Is it in GPU RAM of another GPU in your system, with pixel data being DMA'ed over the PCIE bus? Does that mean my screen goes blank if I ever get contention on the bus?

Could I put loads of these cards into a machine and run 20 independent displays, all with one GPU?




The two DisplayPorts on the card are inputs, you run a loopback cable (or two) from the GPU to the USB4 card and it muxes the video into one (or both) of the USB4 outputs.

Loopback cables are a bit clunky, but it does mean there's no pressure on the PCI-E bus from moving the pixels from the GPU to the USB4 card.


I bet if they put the displayport inputs on the inside with an optional passthru bracket in the box to get them out of the case as needed, we'd start to see GPUs offered with internal displayport outputs too.

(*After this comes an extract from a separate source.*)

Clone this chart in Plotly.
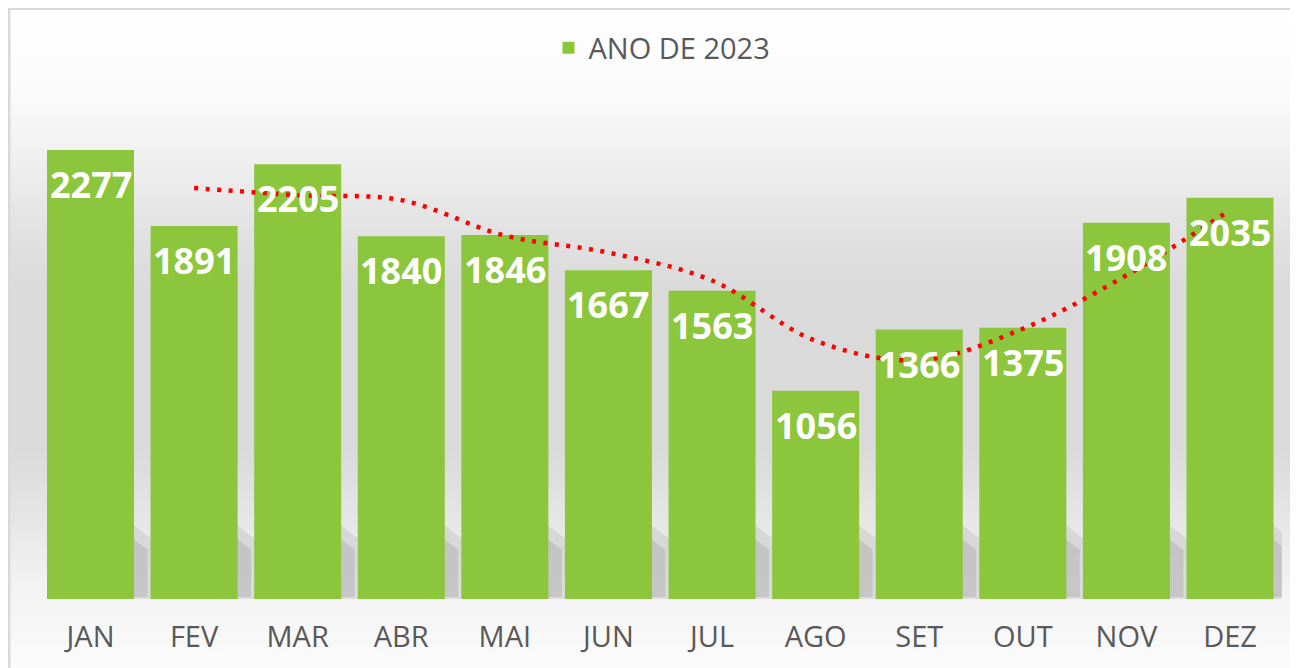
import plotly.graph_objects as go
import pandas as pd

months = ["JAN", "FEV", "MAR", "ABR", "MAI", "JUN", "JUL", "AGO", "SET", "OUT", "NOV", "DEZ"]
values = [2277, 1891, 2205, 1840, 1846, 1667, 1563, 1056, 1366, 1375, 1908, 2035]
series_name = "ANO DE 2023"

# Excel-style 2-period moving average trendline derived from the bar values
trend = pd.Series(values).rolling(2).mean().tolist()
trend = [None if pd.isna(v) else v for v in trend]

# page has an 8px body margin: screen coordinate = figure coordinate + 8
OFF = 8
W, H = 1290, 660
def px(x):
    return (x - OFF) / W
def py(y):
    return 1 - (y - OFF) / H

def hexmix(c1, c2, t):
    a = [int(c1[i:i + 2], 16) for i in (1, 3, 5)]
    b = [int(c2[i:i + 2], 16) for i in (1, 3, 5)]
    return "#" + "".join(f"{round(a[k] + (b[k] - a[k]) * t):02x}" for k in range(3))

stops = [(8, "#ffffff"), (90, "#fbfbfb"), (150, "#f1f1f1"), (230, "#e2e2e2"),
         (290, "#dadada"), (450, "#dadada"), (520, "#e6e6e6"), (590, "#f3f3f3"), (668, "#fbfbfb")]

def bg_color(y):
    for (y0, c0), (y1, c1) in zip(stops[:-1], stops[1:]):
        if y0 <= y <= y1:
            return hexmix(c0, c1, (y - y0) / (y1 - y0))
    return stops[-1][1]

shapes = []
step = 4
y = 8
while y < 668:
    shapes.append(dict(type="rect", xref="paper", yref="paper", layer="below",
                       x0=px(10), x1=1, y0=max(0, py(y + step)), y1=py(y),
                       fillcolor=bg_color(y + step / 2), line=dict(width=0)))
    y += step

# soft slanted shadows behind the bars
for i in range(len(months)):
    shapes.append(dict(type="path", xref="x", yref="y", layer="below",
                       path=f"M {i + 0.3},0 L {i + 0.6},0 L {i + 0.6},300 L {i + 0.3},420 Z",
                       fillcolor="rgba(200,200,200,0.55)", line=dict(width=0)))
    shapes.append(dict(type="path", xref="x", yref="y", layer="below",
                       path=f"M {i + 0.3},10 L {i + 0.55},10 L {i + 0.55},250 L {i + 0.3},350 Z",
                       fillcolor="rgba(180,180,180,0.55)", line=dict(width=0)))

# frame (left and top edges of the chart)
shapes.append(dict(type="line", xref="paper", yref="paper", x0=px(9.2), x1=px(9.2), y0=0, y1=1,
                   line=dict(color="#d9d9d9", width=2.5)))
shapes.append(dict(type="line", xref="paper", yref="paper", x0=0, x1=1, y0=py(8.8), y1=py(8.8),
                   line=dict(color="#d9d9d9", width=2.5)))

fig = go.Figure()
fig.add_trace(go.Bar(x=months, y=values, name=series_name,
                     marker=dict(color="#8cc63c", line=dict(width=0)),
                     showlegend=True))
fig.add_trace(go.Scatter(x=months, y=trend, mode="lines", showlegend=False,
                         line=dict(color="#ff0000", width=4.5, dash="4px,7.5px",
                                   shape="spline", smoothing=1.0),
                         hoverinfo="skip", connectgaps=False))

annotations = []
for m, v in zip(months, values):
    annotations.append(dict(x=m, y=v, xref="x", yref="y", text=f"<b>{v}</b>",
                            showarrow=False, yanchor="top", yshift=-8,
                            font=dict(family="Open Sans", size=36, color="#ffffff")))

fig.update_layout(
    width=W, height=H,
    margin=dict(l=0, r=0, t=0, b=0),
    paper_bgcolor="#ffffff",
    plot_bgcolor="rgba(0,0,0,0)",
    bargap=0.16,
    showlegend=True,
    legend=dict(orientation="h", x=px(662), xanchor="center", y=py(48), yanchor="middle",
                font=dict(family="Open Sans", size=29, color="#595959"),
                bgcolor="rgba(0,0,0,0)"),
    xaxis=dict(domain=[px(38.7), px(1281.8)], range=[-0.5, len(months) - 0.5],
               showgrid=False, zeroline=False, showline=False,
               ticks="", tickfont=dict(family="Open Sans", size=29, color="#595959"),
               ticklabelstandoff=18, fixedrange=True),
    yaxis=dict(domain=[py(599), py(106)], range=[0, 2500], showgrid=False, zeroline=False,
               showline=False, showticklabels=False, ticks="", fixedrange=True),
    shapes=shapes,
    annotations=annotations,
)

fig.write_html("out.html")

Basically the CD-ROM analog audio cable all over again.


Thats kinda lame... I was hoping there was software support for the GPU to share the framebuffer RAM with the USB4 controller, and there being some way for the OS to prioritize some fixed bandwidth to make sure it doesn't get starved.

Apple kinda has this in their M1/M2 SoC's where the GPU is entirely separate from the stream-data-from-ram-to-the-display logic.


Sounds like something that would be a pain to get broad OS/driver support for – and all just for the sake of avoiding a small external loopback cable?


Well it also means you can have as many displays as you like...

And put displays onto hubs and cable extenders.


What's the use case for this kind of setup?


connecting usb-c-only external monitor / vr goggles

so you need to have video signal and power on one usb-c output.


> Does that mean my screen goes blank if I ever get contention on the bus?

The monitor has a framebuffer of it's own.

Otherwise how could it display the OSD (On Screen Display)?


It's not really a framebuffer, but a tiny bit of RAM that just gets scanned out on the applicable parts of lines when the OSD is active --- certainly not the whole screen.